What you are asked to do:
Copy exactly, and only, the lines below from the first through the one containing "const yTicks = [0, 0.05, 0.10, 0.15, 0.20, 0.25];", both included; pictures are omitted.

——————

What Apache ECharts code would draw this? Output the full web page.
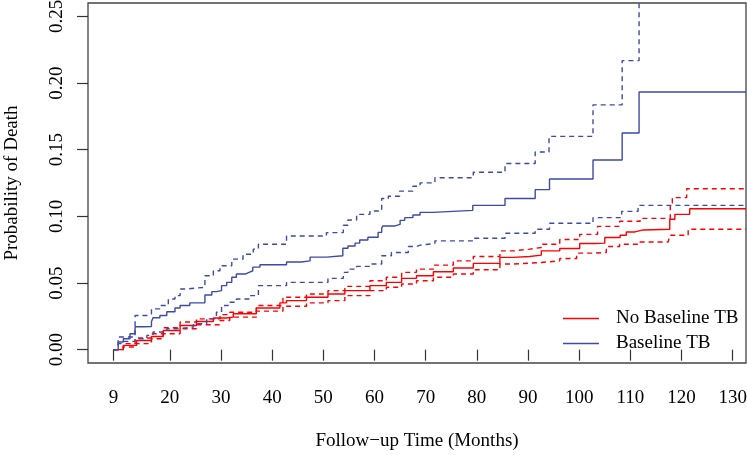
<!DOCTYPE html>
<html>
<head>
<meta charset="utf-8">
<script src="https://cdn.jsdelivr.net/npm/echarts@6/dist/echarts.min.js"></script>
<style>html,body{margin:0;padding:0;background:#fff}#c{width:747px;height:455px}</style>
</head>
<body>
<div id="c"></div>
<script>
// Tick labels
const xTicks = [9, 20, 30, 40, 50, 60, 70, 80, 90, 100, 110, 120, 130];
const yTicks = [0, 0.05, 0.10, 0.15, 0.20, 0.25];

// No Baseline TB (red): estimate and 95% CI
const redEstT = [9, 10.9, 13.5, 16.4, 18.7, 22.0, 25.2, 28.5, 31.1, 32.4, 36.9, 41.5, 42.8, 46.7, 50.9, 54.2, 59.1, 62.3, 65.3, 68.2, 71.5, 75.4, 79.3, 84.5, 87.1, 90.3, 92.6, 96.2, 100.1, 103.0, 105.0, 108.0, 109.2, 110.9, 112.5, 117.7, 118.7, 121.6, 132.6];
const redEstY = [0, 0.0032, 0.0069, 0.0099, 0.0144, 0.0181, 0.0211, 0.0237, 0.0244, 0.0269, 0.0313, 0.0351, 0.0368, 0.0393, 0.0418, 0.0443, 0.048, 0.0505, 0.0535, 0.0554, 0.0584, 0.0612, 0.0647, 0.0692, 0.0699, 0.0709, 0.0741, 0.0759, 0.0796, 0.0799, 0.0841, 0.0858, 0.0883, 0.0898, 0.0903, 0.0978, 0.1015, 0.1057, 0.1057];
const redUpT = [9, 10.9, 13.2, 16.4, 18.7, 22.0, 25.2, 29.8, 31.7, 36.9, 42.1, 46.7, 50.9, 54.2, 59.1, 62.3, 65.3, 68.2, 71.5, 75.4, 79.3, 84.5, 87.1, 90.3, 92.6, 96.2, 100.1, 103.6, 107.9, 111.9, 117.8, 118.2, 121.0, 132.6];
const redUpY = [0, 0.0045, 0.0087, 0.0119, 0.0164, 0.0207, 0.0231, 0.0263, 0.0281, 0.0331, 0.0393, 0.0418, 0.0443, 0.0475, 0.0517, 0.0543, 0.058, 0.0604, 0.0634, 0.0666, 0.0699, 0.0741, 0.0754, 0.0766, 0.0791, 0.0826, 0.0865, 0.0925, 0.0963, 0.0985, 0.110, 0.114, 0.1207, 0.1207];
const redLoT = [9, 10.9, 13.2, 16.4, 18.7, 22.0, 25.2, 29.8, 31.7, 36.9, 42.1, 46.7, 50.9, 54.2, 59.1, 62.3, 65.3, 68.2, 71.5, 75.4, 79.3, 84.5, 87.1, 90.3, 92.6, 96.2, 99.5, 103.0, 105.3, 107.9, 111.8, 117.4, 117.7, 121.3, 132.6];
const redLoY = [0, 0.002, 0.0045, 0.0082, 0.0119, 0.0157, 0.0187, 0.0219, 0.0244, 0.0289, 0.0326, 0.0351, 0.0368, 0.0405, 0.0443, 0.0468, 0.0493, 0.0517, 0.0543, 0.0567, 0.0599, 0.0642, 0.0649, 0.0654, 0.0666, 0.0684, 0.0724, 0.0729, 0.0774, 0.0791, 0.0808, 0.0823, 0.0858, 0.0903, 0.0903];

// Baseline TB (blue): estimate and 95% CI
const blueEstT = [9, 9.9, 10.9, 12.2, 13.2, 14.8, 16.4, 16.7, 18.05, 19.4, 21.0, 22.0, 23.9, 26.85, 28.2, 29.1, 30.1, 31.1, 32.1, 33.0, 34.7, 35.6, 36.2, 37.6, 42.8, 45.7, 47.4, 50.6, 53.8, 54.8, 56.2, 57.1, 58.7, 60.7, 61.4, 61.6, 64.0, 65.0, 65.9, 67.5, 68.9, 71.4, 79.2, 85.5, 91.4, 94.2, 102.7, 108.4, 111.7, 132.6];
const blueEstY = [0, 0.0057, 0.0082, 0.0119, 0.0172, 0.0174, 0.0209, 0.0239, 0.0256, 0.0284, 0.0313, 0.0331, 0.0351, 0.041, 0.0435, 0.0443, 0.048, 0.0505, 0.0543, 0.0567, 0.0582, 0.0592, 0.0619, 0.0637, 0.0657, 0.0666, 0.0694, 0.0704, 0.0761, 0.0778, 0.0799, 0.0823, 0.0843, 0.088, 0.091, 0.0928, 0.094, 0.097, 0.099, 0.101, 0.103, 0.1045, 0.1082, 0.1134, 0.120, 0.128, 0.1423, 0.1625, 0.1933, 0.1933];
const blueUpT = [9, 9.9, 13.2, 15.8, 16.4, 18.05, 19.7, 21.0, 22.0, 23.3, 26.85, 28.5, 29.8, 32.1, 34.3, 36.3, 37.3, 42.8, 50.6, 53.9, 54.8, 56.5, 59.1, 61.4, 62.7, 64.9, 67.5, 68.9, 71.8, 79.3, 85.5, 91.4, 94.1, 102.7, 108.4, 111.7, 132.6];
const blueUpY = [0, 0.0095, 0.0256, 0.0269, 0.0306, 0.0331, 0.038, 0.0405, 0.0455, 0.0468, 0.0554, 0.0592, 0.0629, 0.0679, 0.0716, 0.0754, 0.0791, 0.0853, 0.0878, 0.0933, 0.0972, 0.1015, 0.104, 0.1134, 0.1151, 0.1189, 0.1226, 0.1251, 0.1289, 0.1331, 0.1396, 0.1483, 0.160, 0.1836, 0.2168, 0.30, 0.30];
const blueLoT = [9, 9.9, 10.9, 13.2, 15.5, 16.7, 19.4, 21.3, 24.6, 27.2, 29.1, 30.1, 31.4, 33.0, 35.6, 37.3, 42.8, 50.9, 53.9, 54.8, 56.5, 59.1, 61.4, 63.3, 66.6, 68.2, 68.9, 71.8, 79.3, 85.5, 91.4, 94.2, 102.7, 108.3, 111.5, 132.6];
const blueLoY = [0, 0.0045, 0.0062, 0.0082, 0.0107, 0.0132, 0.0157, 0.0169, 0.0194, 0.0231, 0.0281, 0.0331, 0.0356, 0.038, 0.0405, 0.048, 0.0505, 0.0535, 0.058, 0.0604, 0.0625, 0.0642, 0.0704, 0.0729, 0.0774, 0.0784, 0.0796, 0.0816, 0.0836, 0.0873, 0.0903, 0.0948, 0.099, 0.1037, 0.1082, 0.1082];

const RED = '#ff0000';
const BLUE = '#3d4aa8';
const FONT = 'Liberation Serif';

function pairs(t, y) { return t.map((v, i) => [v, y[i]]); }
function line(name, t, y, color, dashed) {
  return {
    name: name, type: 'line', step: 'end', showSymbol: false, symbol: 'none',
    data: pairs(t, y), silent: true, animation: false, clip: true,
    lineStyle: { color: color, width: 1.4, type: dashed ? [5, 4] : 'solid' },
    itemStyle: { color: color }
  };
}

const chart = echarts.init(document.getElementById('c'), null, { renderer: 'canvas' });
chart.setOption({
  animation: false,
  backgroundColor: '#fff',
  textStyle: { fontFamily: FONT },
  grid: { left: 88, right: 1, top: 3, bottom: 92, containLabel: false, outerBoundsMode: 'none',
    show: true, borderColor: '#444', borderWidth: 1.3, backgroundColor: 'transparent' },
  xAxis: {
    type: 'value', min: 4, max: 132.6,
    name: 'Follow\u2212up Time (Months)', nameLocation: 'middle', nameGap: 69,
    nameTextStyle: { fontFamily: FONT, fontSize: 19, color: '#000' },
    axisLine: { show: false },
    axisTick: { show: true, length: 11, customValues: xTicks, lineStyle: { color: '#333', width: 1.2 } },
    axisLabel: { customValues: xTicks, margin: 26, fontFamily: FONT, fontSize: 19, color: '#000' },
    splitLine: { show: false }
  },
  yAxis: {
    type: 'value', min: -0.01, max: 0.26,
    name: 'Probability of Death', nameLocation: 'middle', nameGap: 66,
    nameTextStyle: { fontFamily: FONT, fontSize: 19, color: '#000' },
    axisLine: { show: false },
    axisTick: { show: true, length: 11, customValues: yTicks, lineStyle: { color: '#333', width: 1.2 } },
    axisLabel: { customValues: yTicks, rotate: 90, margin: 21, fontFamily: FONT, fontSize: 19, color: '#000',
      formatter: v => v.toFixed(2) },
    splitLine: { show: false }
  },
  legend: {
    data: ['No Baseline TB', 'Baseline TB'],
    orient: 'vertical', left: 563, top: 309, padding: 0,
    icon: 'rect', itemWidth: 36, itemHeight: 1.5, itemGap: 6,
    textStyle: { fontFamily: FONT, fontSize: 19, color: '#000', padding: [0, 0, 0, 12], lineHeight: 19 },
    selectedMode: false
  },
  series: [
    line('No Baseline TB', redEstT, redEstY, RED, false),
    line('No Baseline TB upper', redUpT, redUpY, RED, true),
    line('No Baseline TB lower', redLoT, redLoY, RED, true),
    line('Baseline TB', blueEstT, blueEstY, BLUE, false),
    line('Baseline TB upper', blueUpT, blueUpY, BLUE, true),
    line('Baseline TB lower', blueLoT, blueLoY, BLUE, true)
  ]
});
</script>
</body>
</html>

——————

Exercise result:
What Apache ECharts code would draw this? Output the full web page.
<!DOCTYPE html>
<html>
<head>
<meta charset="utf-8">
<script src="https://cdn.jsdelivr.net/npm/echarts@6/dist/echarts.min.js"></script>
<style>html,body{margin:0;padding:0;background:#fff}#c{width:747px;height:455px}</style>
</head>
<body>
<div id="c"></div>
<script>
// Tick labels
const xTicks = [9, 20, 30, 40, 50, 60, 70, 80, 90, 100, 110, 120, 130];
const yTicks = [0, 0.05, 0.10, 0.15, 0.20, 0.25];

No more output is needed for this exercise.